>>>>
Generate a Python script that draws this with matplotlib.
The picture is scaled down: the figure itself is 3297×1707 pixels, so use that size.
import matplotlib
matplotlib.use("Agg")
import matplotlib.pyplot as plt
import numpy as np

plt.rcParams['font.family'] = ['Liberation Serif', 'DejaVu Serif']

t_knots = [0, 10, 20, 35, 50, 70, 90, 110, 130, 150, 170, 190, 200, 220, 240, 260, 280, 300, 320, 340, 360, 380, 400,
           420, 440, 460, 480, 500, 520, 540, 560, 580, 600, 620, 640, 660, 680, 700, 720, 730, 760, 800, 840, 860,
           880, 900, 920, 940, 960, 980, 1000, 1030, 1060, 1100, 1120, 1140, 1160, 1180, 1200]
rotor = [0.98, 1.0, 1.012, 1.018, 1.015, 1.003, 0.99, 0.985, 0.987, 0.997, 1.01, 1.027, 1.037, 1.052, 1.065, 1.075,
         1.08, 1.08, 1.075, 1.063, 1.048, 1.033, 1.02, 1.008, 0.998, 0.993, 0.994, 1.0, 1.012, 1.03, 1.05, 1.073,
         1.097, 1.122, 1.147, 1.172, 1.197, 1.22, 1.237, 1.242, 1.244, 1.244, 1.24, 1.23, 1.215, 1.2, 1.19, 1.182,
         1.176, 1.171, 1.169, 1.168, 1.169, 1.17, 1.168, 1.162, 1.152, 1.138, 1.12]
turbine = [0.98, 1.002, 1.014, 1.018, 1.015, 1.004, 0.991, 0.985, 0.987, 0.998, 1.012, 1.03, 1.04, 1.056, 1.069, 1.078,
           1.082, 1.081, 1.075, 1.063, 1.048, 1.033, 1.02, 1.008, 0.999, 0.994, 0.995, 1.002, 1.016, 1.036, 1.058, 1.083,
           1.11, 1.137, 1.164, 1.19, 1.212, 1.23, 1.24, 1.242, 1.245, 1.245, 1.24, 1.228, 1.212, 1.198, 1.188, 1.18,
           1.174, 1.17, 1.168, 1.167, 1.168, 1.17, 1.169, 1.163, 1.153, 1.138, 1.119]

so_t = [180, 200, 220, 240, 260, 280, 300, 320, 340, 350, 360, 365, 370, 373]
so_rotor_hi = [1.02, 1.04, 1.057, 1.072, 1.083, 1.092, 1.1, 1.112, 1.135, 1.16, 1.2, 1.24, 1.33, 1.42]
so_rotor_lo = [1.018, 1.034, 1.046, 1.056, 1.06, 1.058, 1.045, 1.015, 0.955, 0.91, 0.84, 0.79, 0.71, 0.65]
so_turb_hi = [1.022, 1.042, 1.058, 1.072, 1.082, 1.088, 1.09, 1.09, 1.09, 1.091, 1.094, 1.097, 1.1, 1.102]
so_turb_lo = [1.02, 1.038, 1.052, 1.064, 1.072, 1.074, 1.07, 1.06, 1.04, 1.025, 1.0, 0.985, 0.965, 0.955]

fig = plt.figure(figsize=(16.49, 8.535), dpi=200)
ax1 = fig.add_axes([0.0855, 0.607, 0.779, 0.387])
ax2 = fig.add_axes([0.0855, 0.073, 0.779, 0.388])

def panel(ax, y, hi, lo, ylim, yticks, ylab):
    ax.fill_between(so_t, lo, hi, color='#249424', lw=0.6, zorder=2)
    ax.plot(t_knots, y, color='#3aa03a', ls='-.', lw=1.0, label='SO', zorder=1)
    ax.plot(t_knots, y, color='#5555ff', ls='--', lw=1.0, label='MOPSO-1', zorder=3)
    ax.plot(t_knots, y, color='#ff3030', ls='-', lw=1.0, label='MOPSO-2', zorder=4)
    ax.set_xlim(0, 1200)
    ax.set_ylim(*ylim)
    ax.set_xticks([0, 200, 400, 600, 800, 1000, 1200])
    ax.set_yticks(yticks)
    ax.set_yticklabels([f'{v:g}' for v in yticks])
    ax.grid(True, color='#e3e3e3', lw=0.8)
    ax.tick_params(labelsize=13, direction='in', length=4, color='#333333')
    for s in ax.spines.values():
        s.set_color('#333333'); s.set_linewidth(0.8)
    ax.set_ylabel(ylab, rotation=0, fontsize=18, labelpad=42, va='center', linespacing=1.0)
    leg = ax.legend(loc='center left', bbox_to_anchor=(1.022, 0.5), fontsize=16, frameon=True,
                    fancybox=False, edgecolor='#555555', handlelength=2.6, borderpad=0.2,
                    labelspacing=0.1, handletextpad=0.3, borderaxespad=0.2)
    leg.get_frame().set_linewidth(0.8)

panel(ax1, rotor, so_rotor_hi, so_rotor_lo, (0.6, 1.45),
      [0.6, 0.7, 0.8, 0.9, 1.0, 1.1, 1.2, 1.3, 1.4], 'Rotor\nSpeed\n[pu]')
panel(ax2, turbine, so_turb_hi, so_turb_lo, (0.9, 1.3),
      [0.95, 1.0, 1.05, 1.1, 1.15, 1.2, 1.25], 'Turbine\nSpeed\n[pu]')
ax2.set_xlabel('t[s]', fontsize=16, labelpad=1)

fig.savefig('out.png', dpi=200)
<<<<
>>>>
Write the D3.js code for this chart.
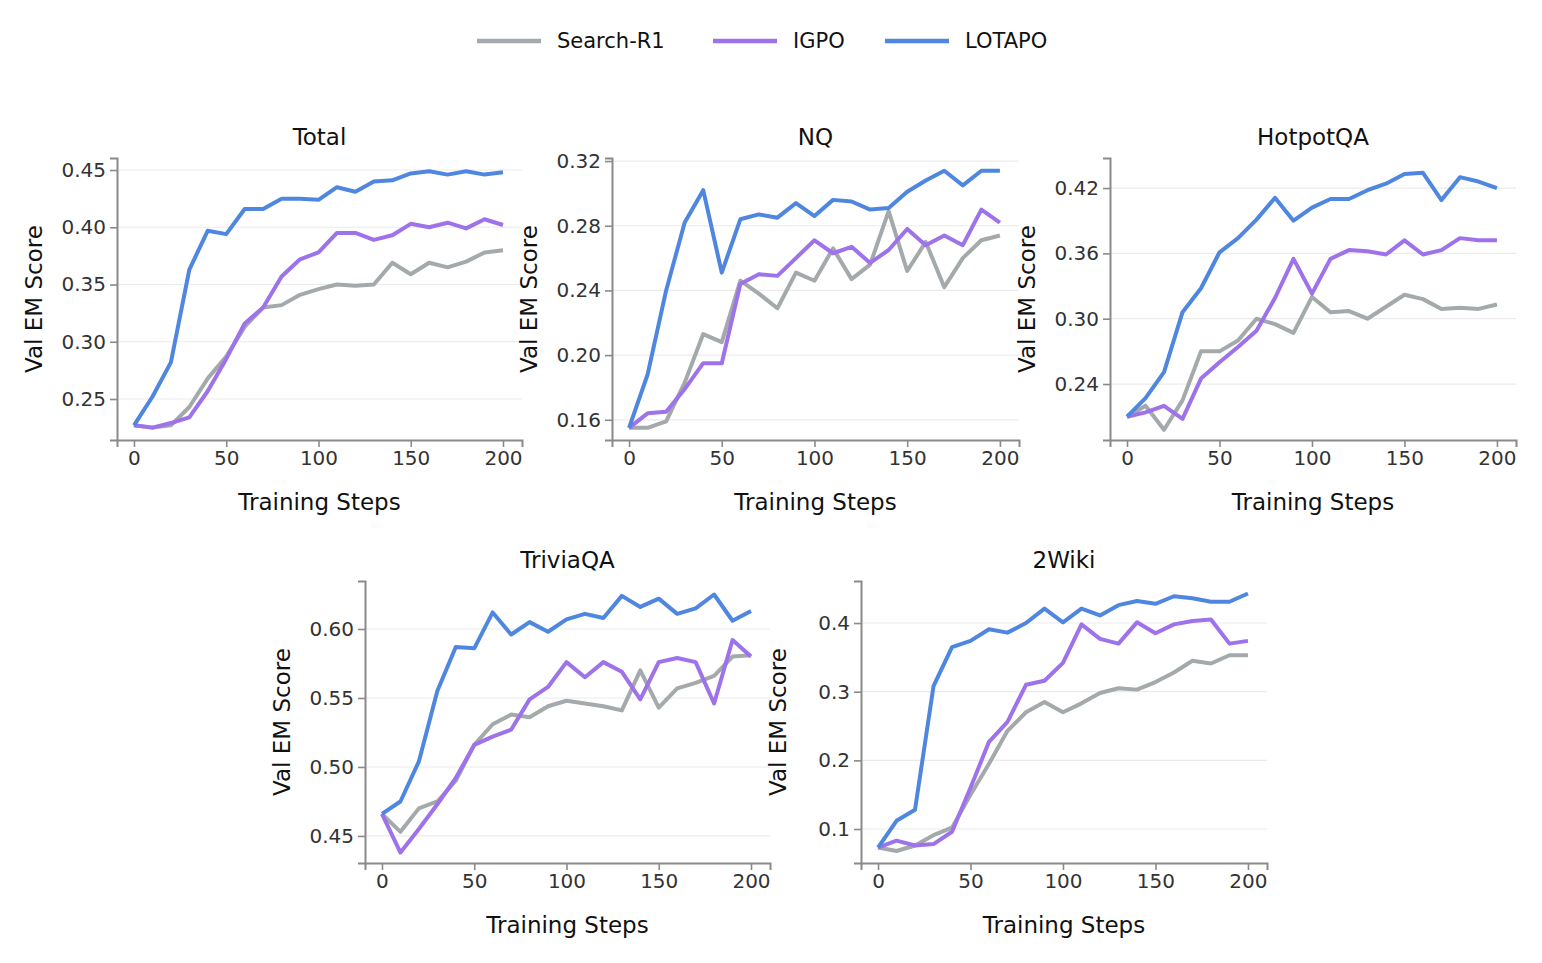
<<<<
In the listing above, find the line with "Generate a Python" and the line with "ax2 = fig.add_axes([0.0855, 0.073, 0.779, 0.388])", then print exactly those two lines and every line between them, and nothing more.

Generate a Python script that draws this with matplotlib.
The picture is scaled down: the figure itself is 3297×1707 pixels, so use that size.
import matplotlib
matplotlib.use("Agg")
import matplotlib.pyplot as plt
import numpy as np

plt.rcParams['font.family'] = ['Liberation Serif', 'DejaVu Serif']

t_knots = [0, 10, 20, 35, 50, 70, 90, 110, 130, 150, 170, 190, 200, 220, 240, 260, 280, 300, 320, 340, 360, 380, 400,
           420, 440, 460, 480, 500, 520, 540, 560, 580, 600, 620, 640, 660, 680, 700, 720, 730, 760, 800, 840, 860,
           880, 900, 920, 940, 960, 980, 1000, 1030, 1060, 1100, 1120, 1140, 1160, 1180, 1200]
rotor = [0.98, 1.0, 1.012, 1.018, 1.015, 1.003, 0.99, 0.985, 0.987, 0.997, 1.01, 1.027, 1.037, 1.052, 1.065, 1.075,
         1.08, 1.08, 1.075, 1.063, 1.048, 1.033, 1.02, 1.008, 0.998, 0.993, 0.994, 1.0, 1.012, 1.03, 1.05, 1.073,
         1.097, 1.122, 1.147, 1.172, 1.197, 1.22, 1.237, 1.242, 1.244, 1.244, 1.24, 1.23, 1.215, 1.2, 1.19, 1.182,
         1.176, 1.171, 1.169, 1.168, 1.169, 1.17, 1.168, 1.162, 1.152, 1.138, 1.12]
turbine = [0.98, 1.002, 1.014, 1.018, 1.015, 1.004, 0.991, 0.985, 0.987, 0.998, 1.012, 1.03, 1.04, 1.056, 1.069, 1.078,
           1.082, 1.081, 1.075, 1.063, 1.048, 1.033, 1.02, 1.008, 0.999, 0.994, 0.995, 1.002, 1.016, 1.036, 1.058, 1.083,
           1.11, 1.137, 1.164, 1.19, 1.212, 1.23, 1.24, 1.242, 1.245, 1.245, 1.24, 1.228, 1.212, 1.198, 1.188, 1.18,
           1.174, 1.17, 1.168, 1.167, 1.168, 1.17, 1.169, 1.163, 1.153, 1.138, 1.119]

so_t = [180, 200, 220, 240, 260, 280, 300, 320, 340, 350, 360, 365, 370, 373]
so_rotor_hi = [1.02, 1.04, 1.057, 1.072, 1.083, 1.092, 1.1, 1.112, 1.135, 1.16, 1.2, 1.24, 1.33, 1.42]
so_rotor_lo = [1.018, 1.034, 1.046, 1.056, 1.06, 1.058, 1.045, 1.015, 0.955, 0.91, 0.84, 0.79, 0.71, 0.65]
so_turb_hi = [1.022, 1.042, 1.058, 1.072, 1.082, 1.088, 1.09, 1.09, 1.09, 1.091, 1.094, 1.097, 1.1, 1.102]
so_turb_lo = [1.02, 1.038, 1.052, 1.064, 1.072, 1.074, 1.07, 1.06, 1.04, 1.025, 1.0, 0.985, 0.965, 0.955]

fig = plt.figure(figsize=(16.49, 8.535), dpi=200)
ax1 = fig.add_axes([0.0855, 0.607, 0.779, 0.387])
ax2 = fig.add_axes([0.0855, 0.073, 0.779, 0.388])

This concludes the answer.